Еще страннее на первый взгляд то, что делает по­лярная крачка. Это кругополярная птица, гнездившаяся на островах Ледовитого моря, в тундрах и северной части лесной полосы Европы, Азии и Северной Америки, зимует не только в западных частях Африки и юго-восточной Америке до самых южных их оконечностей, но и южнее, на берегах Антарктического материка. Североамериканские птицы, начиная от Аляски, летят на восток, затем на юг побережьями Атлантического океа­на. Азиатские же летят на запад, вдоль всего северного побережья Азии и Европы, затем побережьем Атланти­ческого океана к югу. Таким образом, некоторые из особей этого вида проделывают колоссальные дуги в 20 и даже 30 тысяч километров до своих зимовок. Между тем для восточноазиатских и аляскинских особей гораздо ближе было бы лететь через Берингов пролив в Австралию, Новую Зеландию и на западное побережье Южной Америки (куда некоторые американские особи и попадают, но не прямо, а пересекая из Мексиканского залива Панамский перешеек). Но крачка эта, по метко­му замечанию Зибома, еще не открыла Берингова про­лива и Великого океана.
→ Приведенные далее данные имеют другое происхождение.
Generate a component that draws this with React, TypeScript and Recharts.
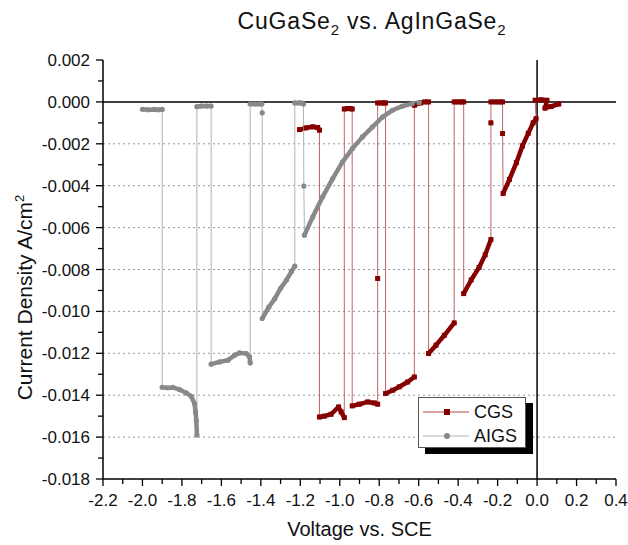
import React from 'react';
import { LineChart, Line, XAxis, YAxis, ReferenceLine } from 'recharts';

type Pt = [number, number];

// chopped-light sweeps: [voltage vs SCE (V), current density (A/cm2)]
// each inner list is one light-on or light-off stretch, single points are the transients
const cgsSegments: Pt[][] = [
  [[-1.204, -0.00132], [-1.171, -0.00124], [-1.137, -0.00119], [-1.112, -0.00122], [-1.103, -0.00135]],
  [[-1.103, -0.01504], [-1.078, -0.015], [-1.044, -0.01491], [-1.006, -0.01456], [-0.993, -0.0148], [-0.977, -0.01507]],
  [[-0.977, -0.00034], [-0.96, -0.00032], [-0.945, -0.00032], [-0.937, -0.00034]],
  [[-0.937, -0.01451], [-0.901, -0.01443], [-0.858, -0.01432], [-0.825, -0.01437], [-0.808, -0.01443]],
  [[-0.808, -0.00843]],
  [[-0.808, -0.00005], [-0.79, -0.00005], [-0.775, -0.00005], [-0.768, -0.00005]],
  [[-0.768, -0.01392], [-0.731, -0.01376], [-0.698, -0.0136], [-0.656, -0.01337], [-0.622, -0.01313]],
  [[-0.622, -0.00016], [-0.59, -0.00005], [-0.57, 0], [-0.55, 0]],
  [[-0.55, -0.01201], [-0.512, -0.01161], [-0.47, -0.01114], [-0.42, -0.01055]],
  [[-0.42, 0], [-0.4, 0], [-0.385, 0], [-0.372, 0]],
  [[-0.372, -0.00915], [-0.334, -0.0085], [-0.294, -0.0079], [-0.263, -0.0073], [-0.234, -0.00657]],
  [[-0.234, -0.001]],
  [[-0.234, 0], [-0.21, 0], [-0.19, 0], [-0.175, 0]],
  [[-0.175, -0.00151]],
  [[-0.172, -0.00437], [-0.14, -0.0037], [-0.105, -0.0029], [-0.074, -0.0021], [-0.045, -0.0015], [-0.02, -0.001], [-0.005, -0.0008]],
  [[-0.01, 0.00008], [0.02, 0.0001], [0.05, 0.00008], [0.04, -0.0003], [0.07, -0.00022], [0.11, -0.0001]],
];

const aigsSegments: Pt[][] = [
  [[-2.0, -0.00035], [-1.97, -0.00038], [-1.94, -0.00036], [-1.92, -0.00038], [-1.9, -0.00036]],
  [[-1.9, -0.01362], [-1.872, -0.01365], [-1.846, -0.01363], [-1.812, -0.01373], [-1.778, -0.01389], [-1.753, -0.01405], [-1.736, -0.0144], [-1.731, -0.0148], [-1.727, -0.0152], [-1.724, -0.0159]],
  [[-1.724, -0.00023], [-1.7, -0.0002], [-1.675, -0.0002], [-1.652, -0.0002]],
  [[-1.652, -0.01252], [-1.609, -0.01241], [-1.567, -0.01233], [-1.533, -0.01209], [-1.508, -0.01198], [-1.474, -0.01201], [-1.457, -0.01217], [-1.454, -0.01246]],
  [[-1.454, -0.0001], [-1.43, -0.0001], [-1.41, -0.0001], [-1.395, -0.0001]],
  [[-1.393, -0.00052]],
  [[-1.393, -0.01034], [-1.36, -0.0098], [-1.33, -0.0094], [-1.3, -0.0089], [-1.27, -0.0085], [-1.245, -0.0081], [-1.228, -0.00784]],
  [[-1.228, -0.00005], [-1.21, -0.00005], [-1.195, -0.00005], [-1.184, -0.0001]],
  [[-1.182, -0.00402]],
  [[-1.179, -0.00636], [-1.137, -0.00549], [-1.087, -0.00453], [-1.036, -0.00366], [-0.986, -0.00286], [-0.935, -0.00222], [-0.885, -0.00167], [-0.834, -0.00119], [-0.783, -0.00072], [-0.733, -0.0004], [-0.682, -0.0002], [-0.632, -0.00008], [-0.597, -0.00003]],
];

const xTicks = [
  -2.2, -2.1, -2.0, -1.9, -1.8, -1.7, -1.6, -1.5, -1.4, -1.3, -1.2, -1.1, -1.0, -0.9,
  -0.8, -0.7, -0.6, -0.5, -0.4, -0.3, -0.2, -0.1, 0.0, 0.1, 0.2, 0.3, 0.4,
];
const yTicks = [
  -0.018, -0.017, -0.016, -0.015, -0.014, -0.013, -0.012, -0.011, -0.01, -0.009, -0.008,
  -0.007, -0.006, -0.005, -0.004, -0.003, -0.002, -0.001, 0, 0.001, 0.002,
];
const gridLevels = [-0.016, -0.014, -0.012, -0.01, -0.008, -0.006, -0.004, -0.002];

const FONT = '"Liberation Sans", Arial, sans-serif';
const CGS_DARK = '#870000';
const CGS_THIN = '#b84a4a';
const AIGS_DARK = '#898989';
const AIGS_THIN = '#b4b4b4';

const toThin = (segs: Pt[][]) => segs.flat().map(([x, y]) => ({ x, y }));
const toThick = (segs: Pt[][]) =>
  segs.flatMap((s) => [...s.map(([x, y]) => ({ x, y })), { x: s[s.length - 1][0], y: null }]);

const XTick = (props: any) => {
  const { x, y, payload } = props;
  const major = Math.abs(Math.round(payload.value * 10)) % 2 === 0;
  return (
    <g>
      <line x1={x} x2={x} y1={y} y2={y + (major ? 7 : 5)} stroke="#000" strokeWidth={1.3} />
      {major && (
        <text x={x} y={y + 27} textAnchor="middle" fontSize={17} fontFamily={FONT} fill="#111">
          {payload.value.toFixed(1)}
        </text>
      )}
    </g>
  );
};

const YTick = (props: any) => {
  const { x, y, payload } = props;
  const major = Math.abs(Math.round(payload.value * 1000)) % 2 === 0;
  return (
    <g>
      <line x1={x - (major ? 7 : 5)} x2={x} y1={y} y2={y} stroke="#000" strokeWidth={1.3} />
      {major && (
        <text x={x - 13} y={y + 6} textAnchor="end" fontSize={17} fontFamily={FONT} fill="#111">
          {payload.value.toFixed(3)}
        </text>
      )}
    </g>
  );
};

const squareDot = (props: any) => {
  const { cx, cy, index } = props;
  if (cx == null || cy == null || isNaN(cy)) return <g key={`s${index}`} />;
  return <rect key={`s${index}`} x={cx - 2.5} y={cy - 2.5} width={5} height={5} fill={CGS_DARK} />;
};

const circleDot = (props: any) => {
  const { cx, cy, index } = props;
  if (cx == null || cy == null || isNaN(cy)) return <g key={`c${index}`} />;
  return <circle key={`c${index}`} cx={cx} cy={cy} r={2.6} fill={AIGS_DARK} />;
};

export default function App() {
  return (
    <div style={{ position: 'absolute', left: 0, top: 0, width: 628, height: 545, background: '#fff', fontFamily: FONT }}>
      <LineChart width={628} height={545} margin={{ top: 60, right: 12, bottom: 0, left: 3 }}>
        <XAxis
          type="number"
          dataKey="x"
          domain={[-2.2, 0.4]}
          allowDataOverflow
          ticks={xTicks}
          interval={0}
          tick={<XTick />}
          tickLine={false}
          tickSize={0}
          tickMargin={0}
          height={66}
          axisLine={{ stroke: '#000', strokeWidth: 1.5 }}
        />
        <YAxis
          type="number"
          domain={[-0.018, 0.002]}
          allowDataOverflow
          ticks={yTicks}
          interval={0}
          tick={<YTick />}
          tickLine={false}
          tickSize={0}
          tickMargin={0}
          width={100}
          axisLine={{ stroke: '#000', strokeWidth: 1.5 }}
        />
        {gridLevels.map((v) => (
          <ReferenceLine key={v} y={v} stroke="#999" strokeDasharray="2 3" strokeWidth={1} />
        ))}
        <ReferenceLine y={0} stroke="#000" strokeWidth={1.5} />
        <ReferenceLine x={0} stroke="#000" strokeWidth={1.5} />
        <Line
          data={toThin(cgsSegments)}
          dataKey="y"
          type="linear"
          stroke={CGS_THIN}
          strokeWidth={1}
          strokeOpacity={0.85}
          dot={false}
          isAnimationActive={false}
        />
        <Line
          data={toThick(cgsSegments)}
          dataKey="y"
          type="linear"
          stroke={CGS_DARK}
          strokeWidth={4.5}
          strokeLinecap="round"
          strokeLinejoin="round"
          connectNulls={false}
          dot={squareDot}
          isAnimationActive={false}
        />
        <Line
          data={toThin(aigsSegments)}
          dataKey="y"
          type="linear"
          stroke={AIGS_THIN}
          strokeWidth={1}
          dot={false}
          isAnimationActive={false}
        />
        <Line
          data={toThick(aigsSegments)}
          dataKey="y"
          type="linear"
          stroke={AIGS_DARK}
          strokeWidth={4.5}
          strokeLinecap="round"
          strokeLinejoin="round"
          connectNulls={false}
          dot={circleDot}
          isAnimationActive={false}
        />
      </LineChart>

      <div style={{ position: 'absolute', left: 0, width: 744, top: 8, textAlign: 'center', fontSize: 23, letterSpacing: 0.8, color: '#111', whiteSpace: 'nowrap' }}>
        CuGaSe<sub style={{ fontSize: 15 }}>2</sub> vs. AgInGaSe<sub style={{ fontSize: 15 }}>2</sub>
      </div>

      <div style={{ position: 'absolute', left: 103, width: 513, top: 518, textAlign: 'center', fontSize: 20, color: '#111' }}>
        Voltage vs. SCE
      </div>

      <div style={{ position: 'absolute', left: 24, top: 298, width: 0, height: 0 }}>
        <div
          style={{
            position: 'absolute', left: -150, top: -13, width: 300, textAlign: 'center',
            transform: 'rotate(-90deg)', fontSize: 21, color: '#111', whiteSpace: 'nowrap',
          }}
        >
          Current Density A/cm<sup style={{ fontSize: 13 }}>2</sup>
        </div>
      </div>

      <div
        style={{
          position: 'absolute', left: 418, top: 397, width: 106, height: 49,
          background: '#fff', border: '1px solid #555', boxShadow: '7px 6px 0 #000',
        }}
      >
        {[
          { name: 'CGS', thin: CGS_THIN, dark: CGS_DARK, square: true },
          { name: 'AIGS', thin: AIGS_THIN, dark: AIGS_DARK, square: false },
        ].map((s, i) => (
          <div key={s.name} style={{ position: 'absolute', left: 4, top: 3 + i * 24, height: 22, display: 'flex', alignItems: 'center' }}>
            <svg width={48} height={12}>
              <line x1={0} x2={46} y1={6} y2={6} stroke={s.thin} strokeWidth={1.2} />
              {s.square ? (
                <rect x={21} y={3} width={6} height={6} fill={s.dark} />
              ) : (
                <circle cx={24} cy={6} r={3} fill={s.dark} />
              )}
            </svg>
            <span style={{ fontSize: 18, color: '#111', marginLeft: 3 }}>{s.name}</span>
          </div>
        ))}
      </div>
    </div>
  );
}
Некоторые птицы, однако, действуют иначе. Кулик-краснозобик, например, гнездясь на Таймырском полу­острове, огромными стаями летит отсюда на юго-запад, побережьями Ледовитого моря и Атлантического океа­на, на африканские зимовки, меньшая же, но весьма значительная все же, часть летит на юго-восток и тихо­океанским побережьем и островами достигает южно­-азиатских и австралийских зимовок. Подобный же отлёт в противоположные стороны известен и для уток волж­ских низовий.
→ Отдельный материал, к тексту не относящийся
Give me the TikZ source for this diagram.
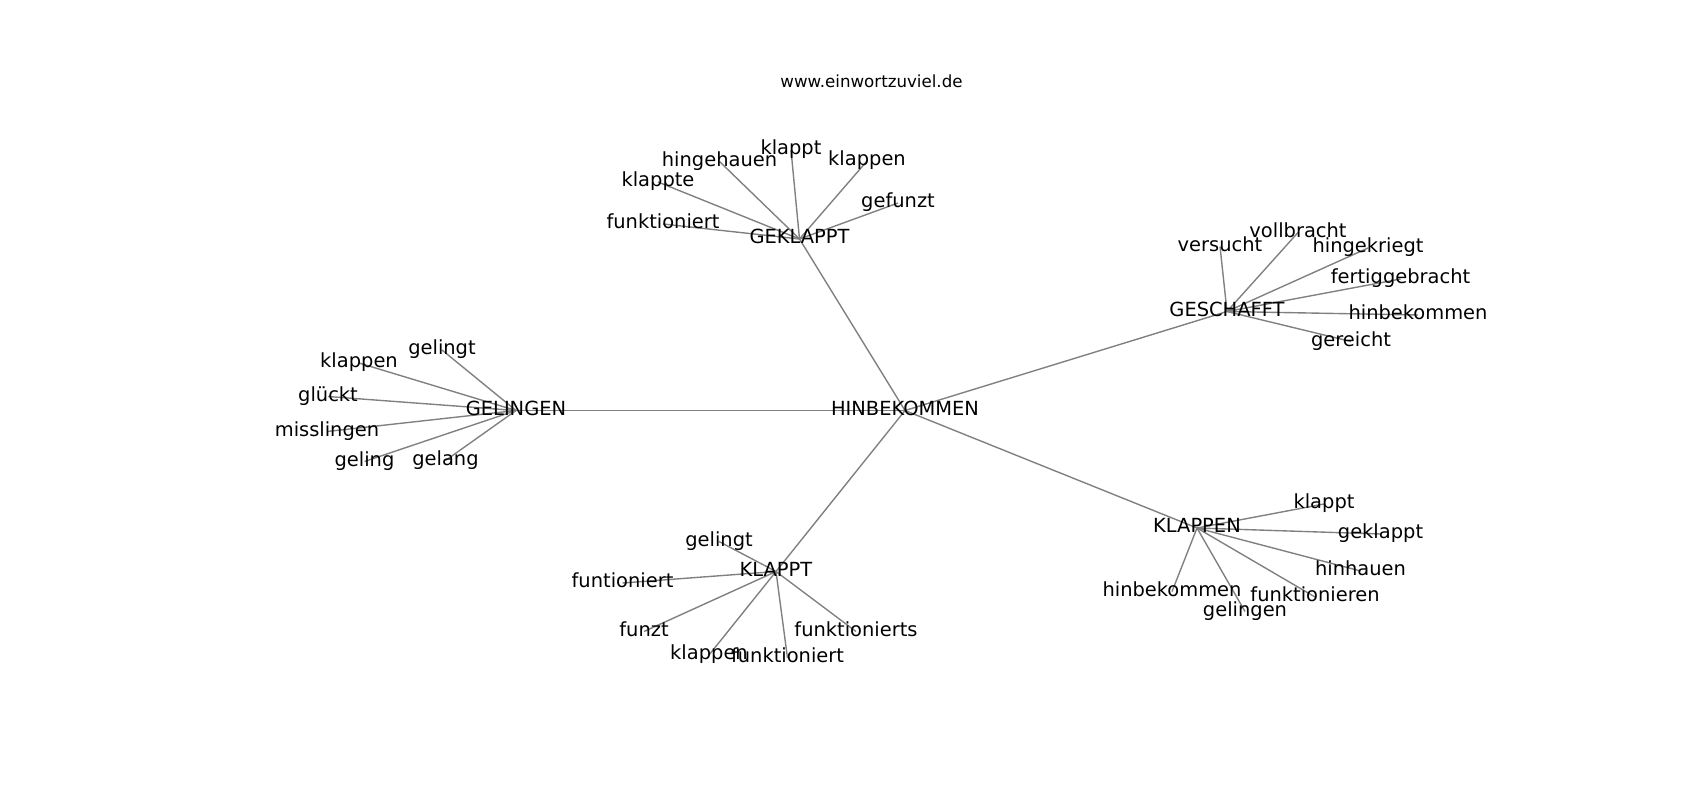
\documentclass[tikz,border=0pt]{standalone}
\usepackage{fontspec}
\setmainfont{DejaVu Sans}
\usetikzlibrary{backgrounds}
\begin{document}
\begin{tikzpicture}[x=0.72pt,y=-0.72pt,
  word/.style={inner sep=0pt,outer sep=0pt,text height=10.6pt,text depth=3.6pt,anchor=center,font=\fontsize{14}{17}\selectfont,text=black},
  link/.style={draw={rgb,255:red,128;green,128;blue,128},line width=1pt}]
\useasboundingbox (0,0) rectangle (1700,800);
% title
\node[inner sep=0pt,anchor=base,font=\fontsize{12}{14}\selectfont] (title) at (871.5,87.5) {www.einwortzuviel.de};
% hubs
\node[word] (h) at (905,410.5) {HINBEKOMMEN};
\node[word] (gk) at (799.5,239) {GEKLAPPT};
\node[word] (gs) at (1227,311.5) {GESCHAFFT};
\node[word] (gl) at (516,410.5) {GELINGEN};
\node[word] (kn) at (1197,528) {KLAPPEN};
\node[word] (kt) at (776,571.5) {KLAPPT};
% GEKLAPPT leaves
\node[word] (gk1) at (663,224) {funktioniert};
\node[word] (gk2) at (658,182) {klappte};
\node[word] (gk3) at (719.5,161.5) {hingehauen};
\node[word] (gk4) at (791,150) {klappt};
\node[word] (gk5) at (867,161) {klappen};
\node[word] (gk6) at (898,203) {gefunzt};
% GESCHAFFT leaves
\node[word] (gs1) at (1220,246.5) {versucht};
\node[word] (gs2) at (1298,232.5) {vollbracht};
\node[word] (gs3) at (1368,248) {hingekriegt};
\node[word] (gs4) at (1400.5,279) {fertiggebracht};
\node[word] (gs5) at (1418,315) {hinbekommen};
\node[word] (gs6) at (1351,341.5) {gereicht};
% GELINGEN leaves
\node[word] (gl1) at (442,350) {gelingt};
\node[word] (gl2) at (359,363) {klappen};
\node[word] (gl3) at (328,396.5) {glückt};
\node[word] (gl4) at (327,431.5) {misslingen};
\node[word] (gl5) at (364.5,461.5) {geling};
\node[word] (gl6) at (445.5,460.5) {gelang};
% KLAPPEN leaves
\node[word] (kn1) at (1324,504) {klappt};
\node[word] (kn2) at (1380.5,534) {geklappt};
\node[word] (kn3) at (1360.5,571) {hinhauen};
\node[word] (kn4) at (1315,597) {funktionieren};
\node[word] (kn5) at (1245,611.5) {gelingen};
\node[word] (kn6) at (1172,591.5) {hinbekommen};
% KLAPPT leaves
\node[word] (kt1) at (719,541.5) {gelingt};
\node[word] (kt2) at (622.5,583) {funtioniert};
\node[word] (kt3) at (644,631.5) {funzt};
\node[word] (kt4) at (709,655) {klappen};
\node[word] (kt5) at (787.5,658) {funktioniert};
\node[word] (kt6) at (856,631.5) {funktionierts};
\begin{pgfonlayer}{background}
\foreach \a in {gk,gs,gl,kn,kt} \draw[link] (h.center) -- (\a.center);
\foreach \a in {1,...,6} {
  \draw[link] (gk.center) -- (gk\a.center);
  \draw[link] (gs.center) -- (gs\a.center);
  \draw[link] (gl.center) -- (gl\a.center);
  \draw[link] (kn.center) -- (kn\a.center);
  \draw[link] (kt.center) -- (kt\a.center);
}
\end{pgfonlayer}
\end{tikzpicture}
\end{document}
Чтобы покончить с направлениями перелёта, отмечу еще одну особенность. Для примера укажу амурского кобчика, гнездящегося в Приамурье. Он осенью летит к югу, но лишь часть остается в южной Азии, большая же часть летит далее к юго-западу, через Индийский океан на Мадагаскар, тогда как вместо трудного и опасного огромного перелета через океан он мог бы найти столь же подходящие места на прилежащих к юго-восточной Азии Зондских и Молуккских островах.

Трудно объяснимо, что у некоторых видов осенние и весенние пути перелета совершенно различны. Так, мно­гие птицы, летящие с севера Европы в Африку осенью по западному побережью Франции и Пиренейского полу­острова, весной летят через Гибралтар, по восточному берегу Испании и вверх по долине Роны. В Америке американская ржанка из Аляски летит на восток в Ла­брадор, оттуда через Новую Шотландию прямо морем в Южную Америку, достигая юга Аргентины, весной же летит через западные части Ю. Америки и долиной Миссисипи, описывая, таким образом, за год вытянутый эллипс около 12000 км с севера на юг и около 3000 км с запада на восток. У нас нечто подобное делают евро­пейский малый веретенник, восточная черная казарка.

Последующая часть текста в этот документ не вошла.